Gifts and acts of service are still fairly foreign for me — both the receiving and giving of such. But I want to “practice” them. I want to be a more rounded human, a more rounded friend, someone more adept at meeting other friends’ primary love languages, however similarly or differently they compare to my own.
There’s more to physical touch than the fuzzy feelings of skin on skin. There’s deeper layers to friendship, I’m uncovering, and there are far more noble things to daydream about than sharing a bed with the attractive cashier (did I say that aloud?).
I want friends who I can call friends to the end of time. I want friends who also want to put in the work. The messy conversations. The exhilarating adventures. The shared journeying with Jesus.
I’m not interested in the short-term rush. I’m just not into that anymore.
I still have moments of craving touch with certain friends. Mostly straight guys. For all the reasons.
But even then, I find myself hungering for said touch significantly less than even a year ago.

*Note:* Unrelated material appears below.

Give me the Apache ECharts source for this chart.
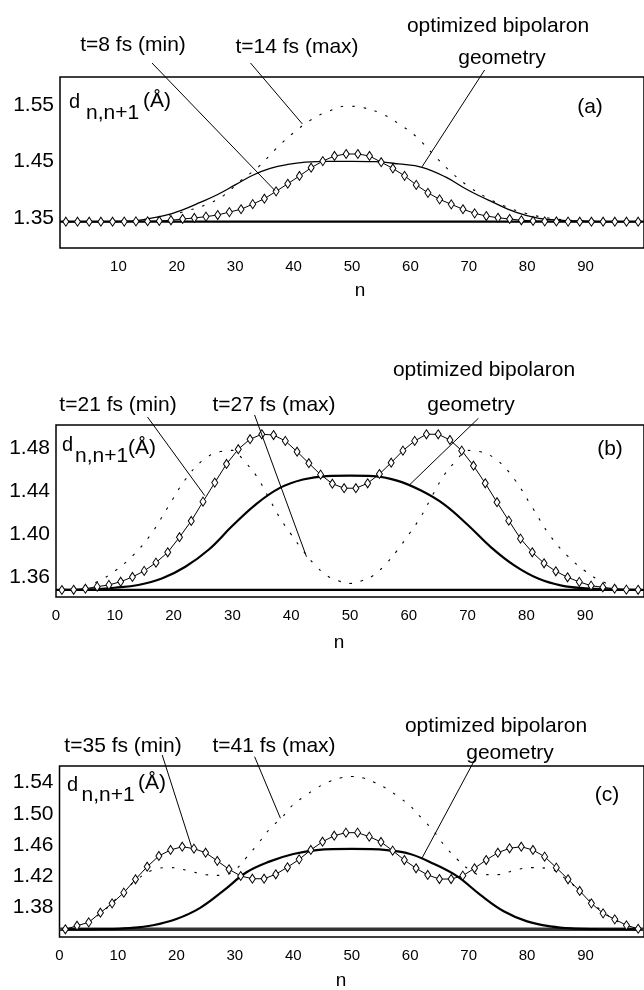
<!DOCTYPE html>
<html><head><meta charset="utf-8">
<script src="https://cdn.jsdelivr.net/npm/echarts@6/dist/echarts.min.js"></script>
<style>html,body{margin:0;padding:0;background:#fff}#c{width:644px;height:990px}</style>
</head><body><div id="c"></div>
<script>
// ---------- data ----------
const nOdd = [1,3,5,7,9,11,13,15,17,19,21,23,25,27,29,31,33,35,37,39,41,43,45,47,49,51,53,55,57,59,61,63,65,67,69,71,73,75,77,79,81,83,85,87,89,91,93,95,97,99];

// panel (a)
const aMin = [1.344,1.344,1.344,1.344,1.344,1.3442,1.3445,1.3448,1.3453,1.3465,1.3488,1.3506,1.353,1.3558,1.361,1.366,1.375,1.3846,1.3976,1.411,1.4247,1.4393,1.451,1.460,1.4635,1.4635,1.460,1.449,1.438,1.425,1.409,1.395,1.3835,1.3747,1.366,1.3588,1.354,1.351,1.3488,1.3465,1.3453,1.3447,1.3444,1.3442,1.344,1.344,1.344,1.344,1.344,1.344];
const aGeoN = [1,8,12,15,18,21,24,27,30,33,36,39,42,46,50,54,58,62,66,70,74,78,82,86,90,95,99];
const aGeo = [1.344,1.3443,1.345,1.349,1.355,1.365,1.378,1.392,1.409,1.426,1.438,1.445,1.449,1.4505,1.4505,1.450,1.446,1.440,1.423,1.399,1.379,1.361,1.350,1.3465,1.345,1.344,1.344];
const aDotN = [1,6,10,14,18,22,25,28,31,34,37,40,43,46,49,52,55,58,61,64,67,70,73,76,80,84,88,92,99];
const aDot = [1.344,1.344,1.345,1.348,1.354,1.364,1.374,1.390,1.417,1.441,1.473,1.501,1.524,1.539,1.548,1.545,1.535,1.517,1.494,1.462,1.431,1.406,1.387,1.372,1.358,1.350,1.346,1.3445,1.344];
const aBase = 1.344;

// panel (b)
const bMin = [1.3484,1.3486,1.3496,1.3515,1.3531,1.3561,1.3605,1.3661,1.3738,1.3834,1.3974,1.4125,1.4304,1.4481,1.4654,1.4791,1.4884,1.493,1.4923,1.4868,1.4768,1.4661,1.4555,1.4471,1.4429,1.4429,1.4475,1.4561,1.4666,1.4778,1.4868,1.493,1.493,1.4877,1.4778,1.4638,1.4475,1.4299,1.4128,1.3961,1.3834,1.3732,1.3658,1.3602,1.3559,1.3524,1.3509,1.3496,1.3487,1.3486];
const bGeoN = [1,6,10,14,18,22,26,30,34,38,42,46,50,54,58,62,66,70,74,78,82,86,90,94,99];
const bGeo = [1.3486,1.349,1.3505,1.353,1.359,1.370,1.386,1.408,1.428,1.443,1.451,1.4542,1.4546,1.4542,1.450,1.441,1.428,1.409,1.388,1.371,1.359,1.3525,1.350,1.349,1.3486];
const bDotN = [1,4,7,10,13,16,19,22,25,28,30,32,34,36,38,40,42,44,46,48,50,52,54,56,58,60,62,64,66,68,70,72,75,78,81,84,87,90,93,96,99];
const bDot = [1.3486,1.351,1.356,1.366,1.380,1.399,1.425,1.451,1.469,1.477,1.478,1.468,1.455,1.436,1.416,1.400,1.385,1.372,1.362,1.357,1.3545,1.357,1.362,1.372,1.385,1.400,1.416,1.436,1.455,1.468,1.478,1.477,1.469,1.451,1.425,1.399,1.380,1.366,1.356,1.351,1.3486];
const bBase = 1.3486;

// panel (c)
const cMin = [1.3518,1.3564,1.3607,1.3731,1.3851,1.3988,1.416,1.4321,1.4459,1.4536,1.4578,1.4553,1.4501,1.4395,1.4288,1.4202,1.4167,1.4167,1.4224,1.4314,1.4416,1.4536,1.4642,1.4719,1.4758,1.4758,1.4707,1.4639,1.4527,1.4407,1.4301,1.4215,1.4163,1.4163,1.4206,1.4301,1.4407,1.4501,1.4558,1.4578,1.4536,1.445,1.4309,1.416,1.401,1.3851,1.3723,1.3646,1.3569,1.3525];
const cGeoN = [1,8,12,16,20,24,28,32,36,40,44,50,56,60,64,68,72,76,80,84,88,92,99];
const cGeo = [1.3517,1.352,1.3533,1.357,1.365,1.379,1.401,1.425,1.439,1.4485,1.4535,1.4549,1.4535,1.4485,1.436,1.420,1.396,1.375,1.362,1.3555,1.3527,1.352,1.3517];
const cDotN = [1,4,7,10,13,16,19,22,25,28,30,32,34,36,38,40,42,44,46,48,50,52,54,56,58,60,62,64,66,68,70,72,75,78,81,84,87,90,93,96,99];
const cDot = [1.352,1.359,1.372,1.393,1.414,1.428,1.431,1.427,1.422,1.421,1.428,1.444,1.462,1.481,1.495,1.512,1.523,1.533,1.541,1.546,1.548,1.546,1.540,1.532,1.522,1.510,1.494,1.478,1.458,1.442,1.429,1.422,1.422,1.428,1.431,1.429,1.414,1.394,1.374,1.360,1.353];
const cBase = 1.3517;

// tick labels
const xTicksA = [10,20,30,40,50,60,70,80,90];
const xTicksBC = [0,10,20,30,40,50,60,70,80,90];
const yTicksA = [1.35,1.45,1.55];
const yTicksB = [1.36,1.40,1.44,1.48];
const yTicksC = [1.38,1.42,1.46,1.50,1.54];
const baseRange = [0,100];

// annotation texts
const panelTags = ['(a)','(b)','(c)'];
const minLabels = ['t=8 fs (min)','t=21 fs (min)','t=35 fs (min)'];
const maxLabels = ['t=14 fs (max)','t=27 fs (max)','t=41 fs (max)'];
const geoLabel1 = 'optimized bipolaron';
const geoLabel2 = 'geometry';
// leader-line ends on the curves, in data coordinates [panel, n, d]
const leaderEnds = [[0,36.8,1.399],[0,41.5,1.5165],[0,62,1.441],
                    [1,25.3,1.436],[1,42.6,1.3793],[1,60.1,1.4459],
                    [2,22.6,1.4574],[2,37.8,1.4943],[2,62,1.4429]];

// ---------- layout ----------
const FONT = '"Liberation Sans", Arial, Helvetica, sans-serif';
const grids = [
  {left:60, top:77, width:585, height:171, show:true, borderColor:'#000', borderWidth:1.5},
  {left:56, top:425, width:598, height:172, show:true, borderColor:'#000', borderWidth:1.5},
  {left:59.5, top:766, width:594, height:171, show:true, borderColor:'#000', borderWidth:1.5}
];
const yRanges = [[1.2976,1.5994],[1.3419,1.5016],[1.3419,1.5614]];
const xTicks = [xTicksA, xTicksBC, xTicksBC];
const yTicks = [yTicksA, yTicksB, yTicksC];

const P = (xs, ys) => xs.map((x,i)=>[x, ys[i]]);
const panelsData = [
  {min:aMin, geoN:aGeoN, geo:aGeo, dotN:aDotN, dot:aDot, base:aBase, geoW:1.3},
  {min:bMin, geoN:bGeoN, geo:bGeo, dotN:bDotN, dot:bDot, base:bBase, geoW:2.2},
  {min:cMin, geoN:cGeoN, geo:cGeo, dotN:cDotN, dot:cDot, base:cBase, geoW:2.2}
];

const xAxes = [], yAxes = [], series = [];
panelsData.forEach((p, i) => {
  xAxes.push({type:'value', gridIndex:i, min:0, max:100,
    axisLine:{show:false}, axisTick:{show:false}, splitLine:{show:false},
    axisLabel:{customValues:xTicks[i], color:'#000', fontSize:15, margin:11, fontFamily:FONT}});
  yAxes.push({type:'value', gridIndex:i, min:yRanges[i][0], max:yRanges[i][1],
    axisLine:{show:false}, axisTick:{show:false}, splitLine:{show:false},
    axisLabel:{customValues:yTicks[i], formatter:v=>v.toFixed(2), color:'#000', fontSize:21, margin:6, fontFamily:FONT}});
  series.push({type:'line', xAxisIndex:i, yAxisIndex:i, data:P(baseRange,[p.base,p.base]),
    symbol:'none', silent:true, z:2,
    lineStyle:{color: i===2 ? '#333' : '#000', width: i===2 ? 3.5 : 2.2}});
  series.push({type:'line', xAxisIndex:i, yAxisIndex:i, data:P(p.dotN,p.dot), smooth:0.4,
    symbol:'none', silent:true, z:3,
    lineStyle:{color:'#000', width:1.1, type:[2.5,9]}});
  series.push({type:'line', xAxisIndex:i, yAxisIndex:i, data:P(p.geoN,p.geo), smooth:0.4,
    symbol:'none', silent:true, z:4,
    lineStyle:{color:'#000', width:p.geoW}});
  series.push({type:'line', xAxisIndex:i, yAxisIndex:i, data:P(nOdd,p.min),
    symbol:'diamond', symbolSize:[6,9], showAllSymbol:true, silent:true, z:5,
    itemStyle:{color:'#fff', borderColor:'#000', borderWidth:1},
    lineStyle:{color:'#000', width:1}});
});

const chart = echarts.init(document.getElementById('c'), null, {renderer:'canvas'});
chart.setOption({animation:false, backgroundColor:'#fff', grid:grids, xAxis:xAxes, yAxis:yAxes, series:series});

// ---------- annotations ----------
const T = (text, x, y, size, align) => ({type:'text', x:x, y:y, silent:true, z:10,
  style:{text:text, fill:'#000', font: size+'px '+FONT, align: align||'center', verticalAlign:'middle'}});
const textPos = [
  {min:[133,45], max:[297,47.5], g1:[498,26], g2:[502,58], tag:[590,107], d:[[69,102],[86,113],[143,101]], n:[360,291]},
  {min:[118,405], max:[274,405], g1:[484,370], g2:[471,405], tag:[610,449], d:[[62,445],[75,456.5],[128,448]], n:[339,643]},
  {min:[123,746.5], max:[274,746.5], g1:[496,726], g2:[510,753], tag:[607,795], d:[[67,785],[81.5,795],[138,783]], n:[341,981]}
];
const leaderStarts = [[152,63],[250.5,63],[484.6,70],[147.5,417],[254.6,415],[478.4,418.3],[162.2,755],[254.6,756.7],[476.4,756.7]];
const g = [];
textPos.forEach((t,i) => {
  g.push(T(minLabels[i], t.min[0], t.min[1], 21));
  g.push(T(maxLabels[i], t.max[0], t.max[1], 21));
  g.push(T(geoLabel1, t.g1[0], t.g1[1], 21));
  g.push(T(geoLabel2, t.g2[0], t.g2[1], 21));
  g.push(T(panelTags[i], t.tag[0], t.tag[1], 21));
  g.push(T('d', t.d[0][0], t.d[0][1], 20, 'left'));
  g.push(T('n,n+1', t.d[1][0], t.d[1][1], 21, 'left'));
  g.push(T('(Å)', t.d[2][0], t.d[2][1], 21, 'left'));
  g.push(T('n', t.n[0], t.n[1], 19));
});
leaderEnds.forEach((e,k) => {
  const p = chart.convertToPixel({gridIndex:e[0]}, [e[1], e[2]]);
  g.push({type:'line', silent:true, z:9,
    shape:{x1:leaderStarts[k][0], y1:leaderStarts[k][1], x2:p[0], y2:p[1]},
    style:{stroke:'#000', lineWidth:1}});
});
chart.setOption({graphic:{elements:g}});
</script></body></html>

I’ve been building friendships with some pretty great straight men this year, meeting them in their love languages and, yes, sharing in some touch along the way.
Maybe it’s not as much touch as my heart fully desires — but the process of building such friendships, one strong block at a time, brings my heart great joy.
We all need touch to some degree. Reminders of our shared humanity and this space we occupy. Touch is good. It is a good desire.
But let us not allow our good desires to grow twisted. Let us first stop and see the light of God in another’s eyes before we calculate what he can do for us, what he can give us, how he can or can’t heal our wounds.
I’ve been untwisting my physical touch desires for the last year, and it’s been a difficult reorienting, to say the least. But I’m breathing better than I have in a long time, and I feel good about the overall process.
Of loving others more holistically. Of drawing clearer boundaries, physical and emotional, and of bringing this twisted darkness to freedom and light.
Do you experience enough regular physical touch? What rounds out your primary love languages, and have you reoriented your desires for physical touch?